Expected to have formal animal welfare commitments and implementation mechanisms covering their supply chains. They are assessed on whether they have commitments to eliminate materials, and to ensure they do not use wild animals in their products.

Small brands

Not expected to have formal commitments to eliminate wild or high-risk animal materials where they are not currently used. They are also not expected to have extensive animal welfare commitments, but are still expected to have an animal welfare policy in place. 

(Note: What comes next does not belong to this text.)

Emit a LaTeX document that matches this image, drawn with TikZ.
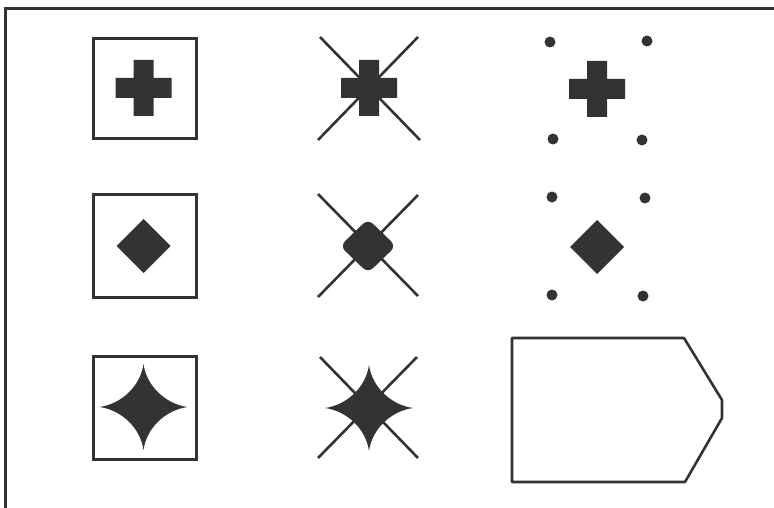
\documentclass[tikz,border=0pt]{standalone}
\definecolor{ink}{RGB}{51,51,51}
\tikzset{
  boxframe/.style={draw=ink, line width=3pt},
  xline/.style={draw=ink, line width=2.6pt},
  blob/.style={fill=ink},
  dotmark/.style={fill=ink},
  pentline/.style={draw=ink, line width=2.6pt, line join=round},
}
\newcommand{\plusshape}[1]{\fill[blob] (#1) ++(-28,-10) -- ++(18,0) -- ++(0,-18) -- ++(20,0) -- ++(0,18) -- ++(18,0) -- ++(0,20) -- ++(-18,0) -- ++(0,18) -- ++(-20,0) -- ++(0,-18) -- ++(-18,0) -- cycle;}
\newcommand{\diamondshape}[2]{\fill[blob] (#1) ++(-#2,0) -- ++(#2,-#2) -- ++(#2,#2) -- ++(-#2,#2) -- cycle;}
\newcommand{\starshape}[1]{\fill[blob] (#1) ++(44,0)
  .. controls ++(-22,-3) and ++(3,22) .. ++(-44,-43)
  .. controls ++(-3,22) and ++(22,-3) .. ++(-44,43)
  .. controls ++(22,3) and ++(-3,-22) .. ++(44,43)
  .. controls ++(3,-22) and ++(-22,3) .. cycle;}
\begin{document}
\begin{tikzpicture}[x=1pt,y=-1pt]
\useasboundingbox (0,0) rectangle (774,508);
% frame (top and left only)
\draw[ink, line width=3pt] (5.5,508) -- (5.5,8.5) -- (774,8.5);

% column 1: boxed symbols
\node[boxframe, minimum width=103pt, minimum height=100pt, inner sep=0pt] (b1) at (144.5,89) {};
\node[boxframe, minimum width=103pt, minimum height=103pt, inner sep=0pt] (b2) at (144.5,245.5) {};
\node[boxframe, minimum width=103pt, minimum height=103pt, inner sep=0pt] (b3) at (144.5,407.5) {};
\coordinate (c1) at (143.5,88);
\coordinate (c2) at (143.5,246);
\coordinate (c3) at (143.5,407);
\plusshape{c1}
\diamondshape{c2}{27}
\starshape{c3}

% column 2: crossed symbols
\coordinate (x1) at (369,88);
\coordinate (x2) at (368,246);
\coordinate (x3) at (369,408);
\draw[xline] (320,37) -- (420,140);
\draw[xline] (418,37) -- (318,140);
\draw[xline] (318,194) -- (418,296);
\draw[xline] (418,195) -- (318,297);
\draw[xline] (320,357) -- (418,458);
\draw[xline] (417,357) -- (318,458);
\plusshape{x1}
\fill[blob, rounded corners=7pt] (x2) ++(-28,0) -- ++(28,-27) -- ++(28,27) -- ++(-28,27) -- cycle;
\starshape{x3}

% column 3: dotted symbols
\coordinate (d1) at (597,89);
\coordinate (d2) at (597,247);
\plusshape{d1}
\diamondshape{d2}{27}
\foreach \p in {(550,42),(647,41),(553,139),(642,140),(552,197),(645,198),(552,295),(643,296)}
  \fill[dotmark] \p circle (5.5pt);

% pentagon
\draw[pentline] (512,338) -- (684,338) -- (722,400) -- (722,418) -- (685,482) -- (512,482) -- cycle;
\end{tikzpicture}
\end{document}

Best practice and common pitfalls

Best practice

  • All products are certified under credible cruelty-free standards such as Leaping Bunny or PETA Cruelty-Free

  • Having a formal animal welfare policy aligned with the Five Domains model

  • Using only very small proportions of animal-derived materials or ingredients (eg less than 1% of the total range)

Common pitfalls

  • Less robust frameworks: Using animal welfare policies aligned only with the Five Freedoms rather than the more comprehensive Five Domains model

  • Failing to explicitly prohibit the use of wild animal-derived materials or ingredients such as fur, exotic skins, or shark-derived ingredients

  • Brands not disclosing the proportion of their range that contains animal-derived materials or ingredients

  • Fashion brands claiming to use non-mulesed wool without providing evidence, traceability, or certification demonstrating how this is verified

  • Parent company conflict: A subsidiary brand may be certified cruelty-free, but if its parent company continues to test on animals or lacks a global welfare policy, the subsidiary's score is capped to reflect the lack of systemic commitment at the corporate level

  • Misunderstanding "by-products": Some brands argue that leather is more ethical because it is a "by-product" of the meat industry. Good On You views leather as a "co-product" that supports the economic viability of animal slaughter; therefore, "by-product" status does not negate the need for welfare standards.